Amin, admiring the young doctor’s fearless and uncorrupted nature and impartiality to British/Ugandan politics, decides to hire Garrigan on as his own personal physician, a job that he accepts almost entirely on the latent prospect of a more glamorous and possibly exciting future. Garrigan has no real knowledge of the history of Uganda or Amin and as he moves closer and closer into Amin’s personal circle of trust and the chaos that surrounds him we watch his naïve nature slowly peel away.
McAvoy nails his performance as Garrigan but fails to truly leave us with any lasting impression of his portrayal. When it’s all said and done, one can’t help but wonder if some other young Scottish actor could have equaled or bested Garrigan. Ultimately McAvoy serves as nothing more than an aid/fuel for Whitaker’s immaculate adaptation of Amin.
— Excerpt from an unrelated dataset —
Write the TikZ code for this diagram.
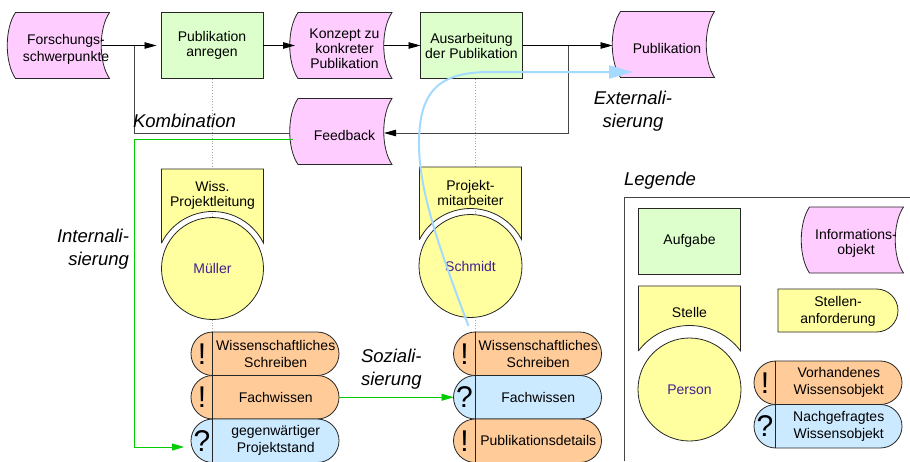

“The Last King of Scotland” is worth seeing, if anything because of Whitaker’s performance. The film is an honest and sobering look into the tortured soul of one of history’s many depraved dictators. Similarly to 2004s “Hotel Rwanda,” which featured a stellar performance by Don Cheadle but was ultimately a fairly forgettable film, “Scotland” is an interesting look at one of history’s bleaker chapters but fails to present any awe-inspiring messages. The film may not leave as lasting impression on you as say other eye opening films like, “The Downfall” or this year’s highly overlooked Indian film, “Water,” however, come Oscar season one can only hope that Whitaker’s performance gets the nod he deserves.